Trinidad & Tobago is not a small country, or even two. It is Warner’s personal fiefdom, with an incongruously overblown significance in world football, caused by Warner’s political power within the governing body. That is why the FA was creeping around out there in June, in the hope of winning Warner’s support for the 2018 World Cup bid. Yorke was present, too. He could often be seen around Port of Spain’s flashest hotel, in clothes that suggested he would soon be working up quite a sweat, although not the type of which any manager would have approved so near to match day.
Despite this, Yorke played 14 minutes against England. “I remind you that a player’s greatest honour is to represent his country,” Warner sniped. How can Fifa have any credibility when a man as ludicrous as this is allowed power? Keane knows all about representing a small country. Tinpot dictatorships, however, are something else.
Conflicting emotions
The most amusing juxtaposition of the week? All the sages braying about how England’s national team have ceased to matter then squealing in childish fury because they could not get highlights of the win over Croatia on cheapo terrestrial TV. Make your minds up, chaps.

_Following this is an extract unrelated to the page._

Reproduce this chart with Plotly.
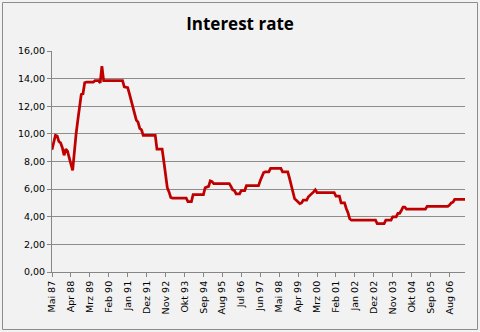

Getting partial to the area
Sergei Rebrov, the former Ukraine player, has warned Roman Pavlyuchenko, Tottenham Hotspur’s new arrival, of the pitfalls of life in North London. “A lot of dark-skinned people live there, so naturally the crime rate is higher,” he said. “It is not nice to be a robbery victim, so I suggest Roman does not walk around that area.” There is a grain of truth in this because when Rebrov played for Tottenham somebody got mugged, but it certainly wasn’t him.